Ready To Wear: Fashion's future stars shine at the Central Saint Martin's show
They say that creativity prospers in hard times, and if this year's Central Saint Martin's MA show was anything to go by, then that appears to be the case.
This was the last to come out of the old building, before the fashion college moves into new premises in London's King's Cross. Under the watchful and at times ferocious eye of visionary course director, Louise Wilson, the class of 2011 excelled itself.
The tone was set by an opening courtesy of Jenny Postle, whose patch-worked knitwear embellished with rainbow-coloured quills covered the body from the roots of hair to the tips of toes and spoke of an appreciation for hand-craftsmanship and individuality over and above disappearing into a fashion crowd. Rejina Pyo's offering – softly voluminous shapes that floated about the body – was strangely beautiful. The primitive sculpture attached to clothing and carried by models as they walked only added to the proudly idiosyncratic mood.
More wizardry was on display in Maarten Van Der Horst's Hawaiian-print collection which exploded into pastel coloured pleats and ruffles. Jamie Cockerill's collection gave new meaning to boot-cut trousers. In a thoroughly inspired move, hessian edging with black piping encased shoes entirely.
Menswear deserves a mention also. Sasu Kauppi's big clothes in strong colours to match won the Dunhill Award. Kathleen Kye's oversized designs were finished with anatomical detail – a puffa jacket was a giant stuffed hand, swollen fingers formed straps on sandals.

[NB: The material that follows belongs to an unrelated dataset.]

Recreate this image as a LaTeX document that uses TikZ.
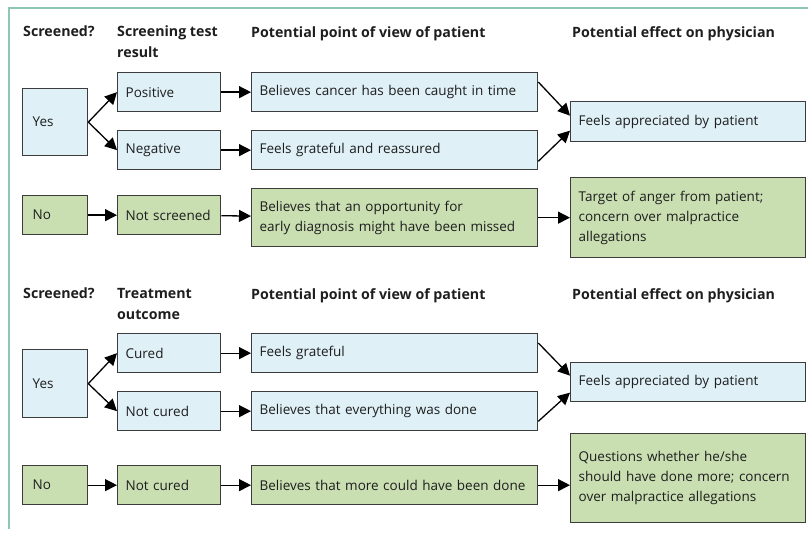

Shaun Samson's Aaron knits that morphed into plaid were also noteworthy – they would look equally great on girls.
Finally, Viktor Smedinge, co-winner of the L'Oréal Professional Creative Award and recipient of the Armani Bursary, came up with tailoring scrolled, like parchment, at the hips. Phoebe English, L'Oréal's second winner and also awarded the Ungaro Bursary and Chloé prize, proved there's a lot a bright young fashion designer can do with Latex. The finely wrought top halves of garments resembled nothing more than the delicate feathers of menacing black birds.